--- Begin ---

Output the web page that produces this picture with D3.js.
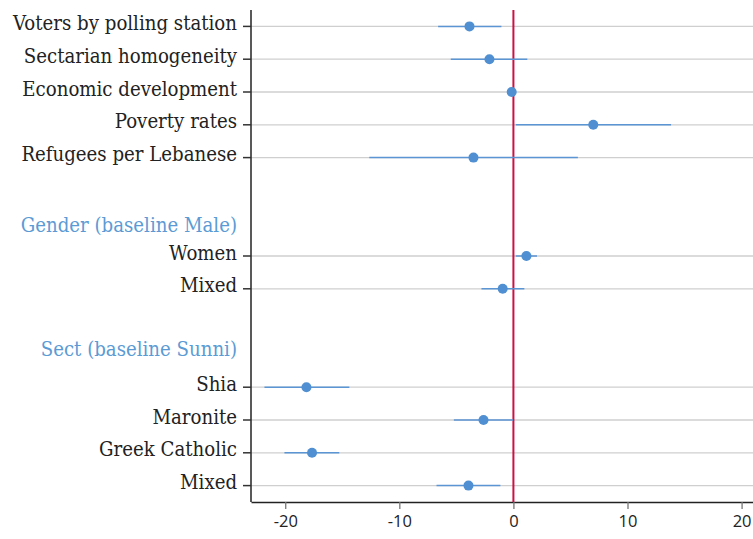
<!DOCTYPE html>
<html>
<head>
<meta charset="utf-8">
<script src="https://cdn.jsdelivr.net/npm/d3@7"></script>
<style>
  html, body { margin: 0; padding: 0; background: #fff; }
  svg { display: block; }
</style>
</head>
<body>
<script>
// Coefficient plot: point estimates with confidence intervals, grouped rows.
const terms = ["Voters by polling station", "Sectarian homogeneity", "Economic development",
  "Poverty rates", "Refugees per Lebanese", "Women", "Mixed", "Shia", "Maronite",
  "Greek Catholic", "Mixed"];
const rowIndex = [0, 1, 2, 3, 4, 7, 8, 11, 12, 13, 14];
const estimates = [-3.85, -2.1, -0.15, 7.0, -3.5, 1.14, -0.94, -18.14, -2.62, -17.65, -3.94];
const lower = [-6.6, -5.49, -0.3, 0.2, -12.63, 0.2, -2.8, -21.82, -5.22, -20.07, -6.74];
const upper = [-1.05, 1.22, 0.0, 13.82, 5.65, 2.07, 0.96, -14.38, -0.03, -15.26, -1.14];
const groupHeaders = ["Gender (baseline Male)", "Sect (baseline Sunni)"];
const groupRow = [6.15, 9.95];
const xTicks = [-20, -10, 0, 10, 20];

const W = 753, H = 539;
const plot = { left: 251, right: 753, top: 10, bottom: 502 };

const svg = d3.select("body").append("svg").attr("width", W).attr("height", H);

const x = d3.scaleLinear().domain([-23, 21]).range([plot.left, plot.right]);
const y = d3.scaleLinear().domain([-0.5, 14.5]).range([plot.top, plot.bottom]);

const rows = terms.map((t, i) => ({ term: t, row: rowIndex[i], est: estimates[i], lo: lower[i], hi: upper[i] }));

const labelFont = "'DejaVu Serif Condensed', 'DejaVu Serif', serif";
const labelSize = 20.2;

// gridlines for each term row
svg.append("g").selectAll("line").data(rows).join("line")
  .attr("x1", plot.left).attr("x2", plot.right)
  .attr("y1", d => y(d.row)).attr("y2", d => y(d.row))
  .attr("stroke", "#cfcfcf").attr("stroke-width", 1.3);

// y axis line and ticks
svg.append("line")
  .attr("x1", plot.left).attr("x2", plot.left)
  .attr("y1", plot.top).attr("y2", plot.bottom)
  .attr("stroke", "#222").attr("stroke-width", 1.5);
svg.append("g").selectAll("line").data(rows).join("line")
  .attr("x1", plot.left - 8).attr("x2", plot.left)
  .attr("y1", d => y(d.row)).attr("y2", d => y(d.row))
  .attr("stroke", "#333").attr("stroke-width", 1.5);

// term labels
svg.append("g").selectAll("text").data(rows).join("text")
  .attr("x", 237).attr("y", d => y(d.row) + 3.6)
  .attr("text-anchor", "end")
  .attr("font-family", labelFont).attr("font-size", labelSize)
  .attr("fill", "#222")
  .text(d => d.term);

// group headers
svg.append("g").selectAll("text").data(groupHeaders).join("text")
  .attr("x", 237).attr("y", (d, i) => y(groupRow[i]) + 3.6)
  .attr("text-anchor", "end")
  .attr("font-family", labelFont).attr("font-size", labelSize)
  .attr("fill", "#5b9bd5")
  .text(d => d);

// x axis
const xAxis = svg.append("g")
  .attr("transform", `translate(0,${plot.bottom})`)
  .call(d3.axisBottom(x).tickValues(xTicks).tickFormat(d => String(d))
    .tickSize(7).tickSizeOuter(0).tickPadding(6));
xAxis.select(".domain").attr("stroke", "#222").attr("stroke-width", 1.5);
xAxis.selectAll(".tick line").attr("stroke", "#777").attr("stroke-width", 1.3);
xAxis.selectAll(".tick text")
  .attr("font-family", "'Open Sans', sans-serif").attr("font-size", 16.5).attr("fill", "#222");

// reference line at zero
svg.append("line")
  .attr("x1", x(0)).attr("x2", x(0))
  .attr("y1", plot.top).attr("y2", plot.bottom)
  .attr("stroke", "#cc1144").attr("stroke-width", 2);

// confidence intervals
svg.append("g").selectAll("line").data(rows).join("line")
  .attr("x1", d => x(d.lo)).attr("x2", d => x(d.hi))
  .attr("y1", d => y(d.row)).attr("y2", d => y(d.row))
  .attr("stroke", "#5b95d4").attr("stroke-width", 1.5);

// point estimates
svg.append("g").selectAll("circle").data(rows).join("circle")
  .attr("cx", d => x(d.est)).attr("cy", d => y(d.row))
  .attr("r", 5)
  .attr("fill", "#4f8fd2");
</script>
</body>
</html>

--- End ---

Could you repeat all of the material exactly? Pictures should not be copied.

:: THE RESPONSE ::
Output the web page that produces this picture with D3.js.
<!DOCTYPE html>
<html>
<head>
<meta charset="utf-8">
<script src="https://cdn.jsdelivr.net/npm/d3@7"></script>
<style>
  html, body { margin: 0; padding: 0; background: #fff; }
  svg { display: block; }
</style>
</head>
<body>
<script>
// Coefficient plot: point estimates with confidence intervals, grouped rows.
const terms = ["Voters by polling station", "Sectarian homogeneity", "Economic development",
  "Poverty rates", "Refugees per Lebanese", "Women", "Mixed", "Shia", "Maronite",
  "Greek Catholic", "Mixed"];
const rowIndex = [0, 1, 2, 3, 4, 7, 8, 11, 12, 13, 14];
const estimates = [-3.85, -2.1, -0.15, 7.0, -3.5, 1.14, -0.94, -18.14, -2.62, -17.65, -3.94];
const lower = [-6.6, -5.49, -0.3, 0.2, -12.63, 0.2, -2.8, -21.82, -5.22, -20.07, -6.74];
const upper = [-1.05, 1.22, 0.0, 13.82, 5.65, 2.07, 0.96, -14.38, -0.03, -15.26, -1.14];
const groupHeaders = ["Gender (baseline Male)", "Sect (baseline Sunni)"];
const groupRow = [6.15, 9.95];
const xTicks = [-20, -10, 0, 10, 20];

const W = 753, H = 539;
const plot = { left: 251, right: 753, top: 10, bottom: 502 };

const svg = d3.select("body").append("svg").attr("width", W).attr("height", H);

const x = d3.scaleLinear().domain([-23, 21]).range([plot.left, plot.right]);
const y = d3.scaleLinear().domain([-0.5, 14.5]).range([plot.top, plot.bottom]);

const rows = terms.map((t, i) => ({ term: t, row: rowIndex[i], est: estimates[i], lo: lower[i], hi: upper[i] }));

const labelFont = "'DejaVu Serif Condensed', 'DejaVu Serif', serif";
const labelSize = 20.2;

// gridlines for each term row
svg.append("g").selectAll("line").data(rows).join("line")
  .attr("x1", plot.left).attr("x2", plot.right)
  .attr("y1", d => y(d.row)).attr("y2", d => y(d.row))
  .attr("stroke", "#cfcfcf").attr("stroke-width", 1.3);

// y axis line and ticks
svg.append("line")
  .attr("x1", plot.left).attr("x2", plot.left)
  .attr("y1", plot.top).attr("y2", plot.bottom)
  .attr("stroke", "#222").attr("stroke-width", 1.5);
svg.append("g").selectAll("line").data(rows).join("line")
  .attr("x1", plot.left - 8).attr("x2", plot.left)
  .attr("y1", d => y(d.row)).attr("y2", d => y(d.row))
  .attr("stroke", "#333").attr("stroke-width", 1.5);

// term labels
svg.append("g").selectAll("text").data(rows).join("text")
  .attr("x", 237).attr("y", d => y(d.row) + 3.6)
  .attr("text-anchor", "end")
  .attr("font-family", labelFont).attr("font-size", labelSize)
  .attr("fill", "#222")
  .text(d => d.term);

// group headers
svg.append("g").selectAll("text").data(groupHeaders).join("text")
  .attr("x", 237).attr("y", (d, i) => y(groupRow[i]) + 3.6)
  .attr("text-anchor", "end")
  .attr("font-family", labelFont).attr("font-size", labelSize)
  .attr("fill", "#5b9bd5")
  .text(d => d);

// x axis
const xAxis = svg.append("g")
  .attr("transform", `translate(0,${plot.bottom})`)
  .call(d3.axisBottom(x).tickValues(xTicks).tickFormat(d => String(d))
    .tickSize(7).tickSizeOuter(0).tickPadding(6));
xAxis.select(".domain").attr("stroke", "#222").attr("stroke-width", 1.5);
xAxis.selectAll(".tick line").attr("stroke", "#777").attr("stroke-width", 1.3);
xAxis.selectAll(".tick text")
  .attr("font-family", "'Open Sans', sans-serif").attr("font-size", 16.5).attr("fill", "#222");

// reference line at zero
svg.append("line")
  .attr("x1", x(0)).attr("x2", x(0))
  .attr("y1", plot.top).attr("y2", plot.bottom)
  .attr("stroke", "#cc1144").attr("stroke-width", 2);

// confidence intervals
svg.append("g").selectAll("line").data(rows).join("line")
  .attr("x1", d => x(d.lo)).attr("x2", d => x(d.hi))
  .attr("y1", d => y(d.row)).attr("y2", d => y(d.row))
  .attr("stroke", "#5b95d4").attr("stroke-width", 1.5);

// point estimates
svg.append("g").selectAll("circle").data(rows).join("circle")
  .attr("cx", d => x(d.est)).attr("cy", d => y(d.row))
  .attr("r", 5)
  .attr("fill", "#4f8fd2");
</script>
</body>
</html>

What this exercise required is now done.